TWIN PEAKS
Moins nerveux que par le passé, l’impeccable quintette de Chicago a sorti à l’automne “Lookout Low”, troisième album réglo et très décontracté.
CELA NE FAIT PAS TOUT mais compte quand même un peu : Twin Peaks est un groupe éminemment sympathique. Depuis près de dix ans, ces gamins de Chicago envisagent le rock en bande, comme un mode de vie. Des copains qui, en dehors de leur local de répétition, partagent les mêmes centres d’intérêt : les Chicago Bulls, les Rolling Stones, le cannabis récréatif et — conséquence du hobby précédent — Grateful Dead. La formation de Jerry Garcia, d’ailleurs, serait le sésame pour entrer dans le nouveau disque de Twin Peaks. “Lookout Low”, troisième album sorti cet automne après une compilation de simples qui ralentissait déjà sensiblement le tempo (“Sweet ’17 Singles”, 2017), propose donc un trip plus alangui. On y découvre des arrangements de cuivres, des plans “Exile On Main St” et des solos de guitare harmonisés... Avant un concert formidable à la Boule Noire, Jack Dolan (basse, chant) et Colin Croom (clavier, guitare, chant), deux des quatre compositeurs du quintette, expliquent ce nouveau virage.
Bain de bouche
R&F : Le groupe a beaucoup évolué depuis “Down In Heaven” (2016). La compilation de singles et le nouvel album sont plus calmes... Jack Dolan : Cette série de singles nous a permis d’enrichir notre écriture, on a pu tenter des choses nouvelles et s’impliquer davantage sur les chansons des autres. C’est comme un muscle, la musique, il faut pratiquer.
Colin Croom : Quand on a enregistré ces singles, c’était comme un bain de bouche. On s’est dit : faisons ce que nous voulons, sans souci de cohérence et sans forcément sonner comme sur les deux albums précédents.
R&F : Vous avez enregistré “Lookout Low” au pays de Galles, avec Ethan Johns. C’était comment ?
Jack Dolan : C’était une expérience. Etre dans la campagne galloise pendant trois semaines, en février... Ethan Johns figurait sur une liste de producteurs potentiels qu’on avait établie. Il était le plus enthousiaste de tous, alors on l’a choisi. Il nous a enregistrés en live, tous dans la même pièce. Paradoxalement, malgré la technologie actuelle, il est de plus en plus difficile d’enregistrer un groupe en direct. C’était un défi pour nous. Les meilleurs disques, ceux de Neil Young par exemple, sont enregistrés de cette manière.

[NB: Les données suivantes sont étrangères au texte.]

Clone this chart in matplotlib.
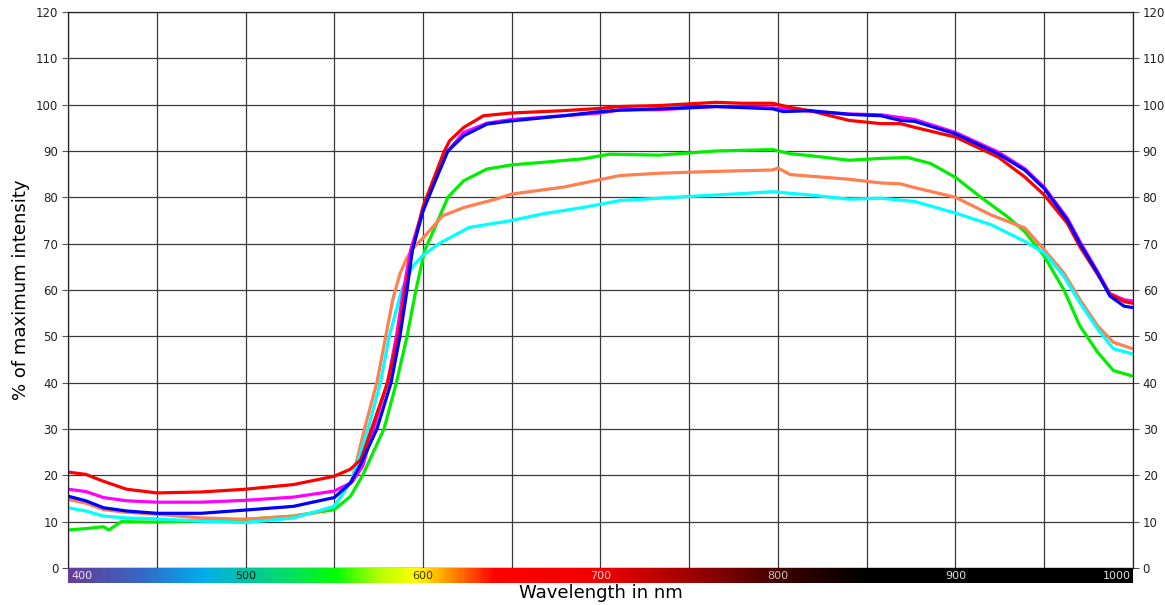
import numpy as np
import matplotlib
matplotlib.use("Agg")
import matplotlib.pyplot as plt
from matplotlib.colors import LinearSegmentedColormap


# --- data (wavelength in nm, % of max intensity) ---

red_wl = [400, 410, 420, 433, 450, 475, 500, 527, 550, 559, 565, 571, 580, 586, 590, 594,
          600, 606, 612, 615, 623, 634, 650, 679, 700, 711, 733, 765, 780, 797, 807, 818,
          840, 858, 869, 877, 900, 924, 939, 950, 963, 970, 980, 987, 995, 1000]
red_val = [20.7, 20.2, 18.7, 17.0, 16.2, 16.4, 17.0, 18.0, 19.8, 21.3, 23.4, 30, 40, 50, 60, 68.6,
           78, 84, 90, 92.2, 95.1, 97.6, 98.2, 98.7, 99.2, 99.6, 99.8, 100.5, 100.3, 100.3, 99.4, 98.7,
           96.6, 95.9, 95.9, 95.1, 93.0, 88.7, 84.4, 80.5, 74.4, 69.4, 63.4, 59.1, 57.5, 57.1]

blue_wl = [400, 410, 420, 433, 450, 475, 500, 527, 550, 559, 565, 574, 582, 587, 591, 594,
           600, 607, 614, 623, 636, 650, 679, 700, 711, 733, 765, 797, 803, 818, 840, 858,
           869, 877, 900, 924, 939, 950, 963, 970, 980, 987, 995, 1000]
blue_val = [15.5, 14.5, 13.0, 12.3, 11.8, 11.8, 12.5, 13.3, 15.2, 18.3, 22.5, 30, 40, 50, 60, 68.6,
            77, 83.6, 90, 93.3, 95.8, 96.5, 97.6, 98.5, 98.8, 99.1, 99.6, 99.1, 98.5, 98.7, 97.9, 97.6,
            96.6, 96.4, 93.7, 89.4, 85.9, 81.9, 75.1, 70.1, 63.7, 58.7, 56.5, 56.2]

magenta_wl = [400, 410, 420, 433, 450, 475, 500, 527, 550, 560, 566, 572, 580, 585, 589, 593,
              600, 607, 614, 623, 636, 650, 679, 700, 711, 733, 765, 797, 818, 840, 858, 877,
              900, 924, 939, 950, 963, 970, 980, 987, 995, 1000]
magenta_val = [17.0, 16.5, 15.2, 14.5, 14.2, 14.2, 14.6, 15.3, 16.6, 18.5, 22, 30, 40, 50, 60, 68.6,
               77.5, 84, 90, 94, 96, 96.8, 97.6, 98.2, 98.9, 98.9, 99.6, 99.3, 98.6, 98.0, 97.8, 96.8,
               94.0, 89.8, 86.2, 82.2, 75.5, 70.5, 64.0, 59.2, 57.9, 57.6]

green_wl = [400, 410, 420, 423, 430, 450, 475, 500, 527, 550, 559, 566, 578, 585, 591, 596,
            601, 605, 614, 623, 636, 650, 669, 690, 705, 720, 733, 765, 797, 807, 818, 840,
            858, 873, 886, 900, 914, 929, 939, 950, 961, 970, 980, 989, 1000]
green_val = [8.2, 8.5, 8.9, 8.2, 10.0, 9.9, 10.2, 10.5, 11.2, 12.6, 15.4, 20, 30, 40, 50, 60,
             68.6, 72, 80, 83.6, 86.1, 87.0, 87.6, 88.3, 89.3, 89.2, 89.1, 90.0, 90.3, 89.4, 89.0, 88.0,
             88.4, 88.6, 87.3, 84.3, 80.1, 75.9, 72.6, 67.3, 60.1, 52.3, 46.6, 42.6, 41.4]

coral_wl = [400, 410, 420, 433, 450, 475, 500, 527, 540, 550, 560, 567, 574, 579, 583, 587,
            591, 595, 600, 611, 623, 641, 650, 679, 711, 733, 765, 797, 800, 807, 840, 858,
            869, 877, 900, 920, 939, 950, 961, 970, 980, 989, 1000]
coral_val = [14.8, 14.0, 12.6, 12.0, 11.6, 10.8, 10.5, 11.2, 12.0, 13.3, 19, 30, 40, 50, 58, 63.5,
             67, 69.3, 71.2, 76.0, 77.8, 79.6, 80.7, 82.2, 84.7, 85.2, 85.6, 85.9, 86.3, 84.9, 83.9, 83.1,
             82.9, 82.1, 80.0, 76.2, 73.4, 68.7, 63.7, 58.0, 52.3, 48.7, 47.3]

cyan_wl = [400, 410, 420, 433, 450, 475, 500, 527, 550, 560, 569, 576, 581, 588, 594, 600,
           609, 626, 650, 667, 690, 711, 733, 765, 797, 818, 840, 858, 877, 900, 920, 939,
           950, 961, 970, 980, 989, 1000]
cyan_val = [13.0, 12.3, 11.2, 10.8, 10.6, 10.1, 9.8, 10.8, 13.3, 19, 30, 40, 50, 60, 65, 67.5,
            70, 73.5, 75, 76.4, 77.8, 79.3, 79.8, 80.5, 81.2, 80.5, 79.6, 79.8, 79.1, 76.6, 74.1, 70.5,
            68.0, 63.0, 57.3, 51.6, 47.3, 46.2]

# spectrum strip under the plot
spec_wl = [400, 440, 475, 500, 525, 550, 575, 595, 615, 640, 700, 760, 800, 850, 1000]
spec_col = ["#663d99", "#3568c4", "#00aeef", "#00c4a0", "#00e060", "#00ff00", "#b8ff00",
            "#ffff00", "#ff9000", "#ff0000", "#f00000", "#900000", "#400000", "#000000", "#000000"]
spec_labels = [400, 500, 600, 700, 800, 900, 1000]
spec_label_col = ["#e8e0f0", "#1a1a1a", "#3a3a00", "#ffd0d0", "#d0c0c0", "#e0e0e0", "#e0e0e0"]


fig = plt.figure(figsize=(11.65, 6.05), dpi=100)
ax = fig.add_axes([0.0584, 0.0612, 0.9141, 0.9190])

series = [
    (green_wl, green_val, "#00ee00"),
    (coral_wl, coral_val, "#ff7f50"),
    (cyan_wl, cyan_val, "#00ffff"),
    (magenta_wl, magenta_val, "#ff00ff"),
    (red_wl, red_val, "#ff0000"),
    (blue_wl, blue_val, "#0000ff"),
]
for wl, val, col in series:
    ax.plot(wl, val, color=col, lw=2.3, solid_capstyle="butt")

ax.set_xlim(400, 1000)
ax.set_ylim(0, 120)
ax.set_xticks(np.arange(400, 1001, 50))
ax.set_yticks(np.arange(0, 121, 10))
ax.grid(True, color="#3a3a3a", lw=0.9)
ax.set_axisbelow(True)
ax.tick_params(axis="x", length=0, labelbottom=False)
ax.tick_params(axis="y", length=4, width=0.8, color="#555555", labelsize=8.5,
               labelcolor="#222222", right=True, labelright=True, pad=3)
for s in ax.spines.values():
    s.set_color("#222222")
    s.set_linewidth(0.9)
ax.set_ylabel("% of maximum intensity", fontsize=13, labelpad=4)

# spectrum colour bar
cmap = LinearSegmentedColormap.from_list(
    "spec", [((w - 400) / 600, c) for w, c in zip(spec_wl, spec_col)])
cax = fig.add_axes([0.0584, 0.0364, 0.9141, 0.0240])
cax.imshow(np.linspace(400, 1000, 600)[None, :], aspect="auto", cmap=cmap,
           extent=[400, 1000, 0, 1])
cax.set_xlim(400, 1000)
cax.set_axis_off()
for lab, lc in zip(spec_labels, spec_label_col):
    ha = "left" if lab == 400 else ("right" if lab == 1000 else "center")
    x = lab + 2 if lab == 400 else (lab - 1 if lab == 1000 else lab)
    cax.text(x, 0.45, str(lab), ha=ha, va="center", fontsize=8, color=lc)

fig.text(0.5155, 0.020, "Wavelength in nm", ha="center", va="center", fontsize=13)

fig.savefig("out.png", dpi=100)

R&F : Il vous a raconté des anecdotes relatives à son paternel (le producteur Glyn Johns) ?
Colin Croom : Des souvenirs d’enfance, oui. Les fois où il se réveillait le matin et trouvait Keith Richards et Mick Jagger dans la cuisine... Je suis aussi un énorme fan de la méthode Glyn Johns, une technique très célèbre qu’il a inventée pour enregistrer les batteries. Mais Ethan n’utilisait pas la méthode de son père.
Lui, il utilisait 14 ou 15 micros sur la batterie et il choisissait ensuite en mixant.
R&F : Qu’écoutiez-vous au moment de concevoir “Lookout Low” ?
Colin Croom : Neil Young, énormément, surtout “Harvest”. The Band, aussi, “New Morning de Bob Dylan et, bien sûr, Grateful Dead... Ce truc s’est insinué en nous comme un virus. C’est Cadien (Lake James, guitare et chant) qui a commencé, il s’y est mis à fond et ça s’entend dans notre musique. Pour les arrangements, je me suis aussi beaucoup intéressé à Mulatu Astatke.
R&F : Sans vouloir vous vexer, on pensait plutôt aux Rolling Stones... Les parties de cuivres, notamment.
Colin Croom : Ça, c’est en nous... Pour les cuivres, j’avais écrit quelques partitions avant l’enregistrement. On était curieux de savoir sur quels musiciens on allait tomber car, évidemment, on ne connaissait personne au pays de Galles. On a rencontré deux musiciens de Bristol, très bons, enthousiastes. Avec eux, on a trouvé de nouvelles idées, changé des choses.
Une bière de temps en temps
R&F : Vous arrivez à vivre complètement de votre musique ?
Colin Croom : Si on n’achète que le strict minimum, un peu de nourriture et une bière de temps en temps, on s’en sort sans bosser. Mais certains d’entre nous prennent des petits boulots, font des extras au bar, ce genre de choses. Jack Dolan : Ça fait bientôt dix ans que le groupe existe. Quand on a commencé, on avait dix-huit ans, on dormait par terre chez des gens qu’on ne connaissait pas et on jouait dans des caves. On ne peut que s’améliorer quand on part de ça.